Do this: Extract the lines from the start through the line that holds "from bokeh.resources import INLINE", both included, omitting all images.

Dataset extract:
## START

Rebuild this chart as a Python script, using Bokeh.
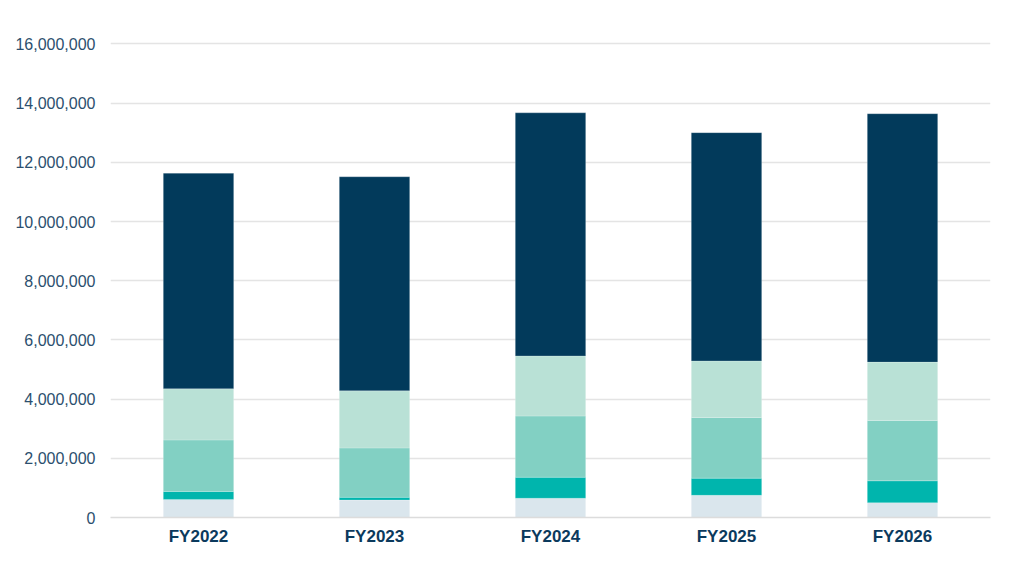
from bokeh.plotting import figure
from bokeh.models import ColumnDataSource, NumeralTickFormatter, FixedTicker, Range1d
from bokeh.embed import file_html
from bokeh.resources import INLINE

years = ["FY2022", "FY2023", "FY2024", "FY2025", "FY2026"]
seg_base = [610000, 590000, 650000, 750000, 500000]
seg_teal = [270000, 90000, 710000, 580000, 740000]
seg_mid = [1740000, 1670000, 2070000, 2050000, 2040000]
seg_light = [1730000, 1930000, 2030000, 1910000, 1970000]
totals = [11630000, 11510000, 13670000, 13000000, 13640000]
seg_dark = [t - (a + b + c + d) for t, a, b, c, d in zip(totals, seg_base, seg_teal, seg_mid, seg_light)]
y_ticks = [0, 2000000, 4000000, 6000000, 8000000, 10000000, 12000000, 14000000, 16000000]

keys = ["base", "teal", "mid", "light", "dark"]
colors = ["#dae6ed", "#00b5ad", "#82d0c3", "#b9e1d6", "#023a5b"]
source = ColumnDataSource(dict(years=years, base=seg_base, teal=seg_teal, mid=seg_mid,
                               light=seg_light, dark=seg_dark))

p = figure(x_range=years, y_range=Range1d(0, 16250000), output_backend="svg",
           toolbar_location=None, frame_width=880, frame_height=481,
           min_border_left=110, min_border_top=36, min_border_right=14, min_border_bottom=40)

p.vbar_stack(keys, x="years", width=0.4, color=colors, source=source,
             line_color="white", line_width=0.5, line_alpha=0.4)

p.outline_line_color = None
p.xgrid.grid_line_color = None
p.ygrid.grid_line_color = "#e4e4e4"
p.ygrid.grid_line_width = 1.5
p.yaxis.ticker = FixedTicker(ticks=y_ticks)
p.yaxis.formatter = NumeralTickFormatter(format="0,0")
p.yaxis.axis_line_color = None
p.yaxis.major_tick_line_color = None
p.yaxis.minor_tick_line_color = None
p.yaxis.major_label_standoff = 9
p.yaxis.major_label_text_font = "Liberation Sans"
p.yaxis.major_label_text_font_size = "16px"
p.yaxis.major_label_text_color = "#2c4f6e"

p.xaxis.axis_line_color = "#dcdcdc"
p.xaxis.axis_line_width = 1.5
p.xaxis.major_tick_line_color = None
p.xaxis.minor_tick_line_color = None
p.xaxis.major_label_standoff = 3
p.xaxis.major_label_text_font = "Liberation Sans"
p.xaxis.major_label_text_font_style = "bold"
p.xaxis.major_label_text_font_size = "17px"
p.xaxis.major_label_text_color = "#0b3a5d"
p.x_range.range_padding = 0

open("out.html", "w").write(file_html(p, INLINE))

## END

Expected answer:
Rebuild this chart as a Python script, using Bokeh.
from bokeh.plotting import figure
from bokeh.models import ColumnDataSource, NumeralTickFormatter, FixedTicker, Range1d
from bokeh.embed import file_html
from bokeh.resources import INLINE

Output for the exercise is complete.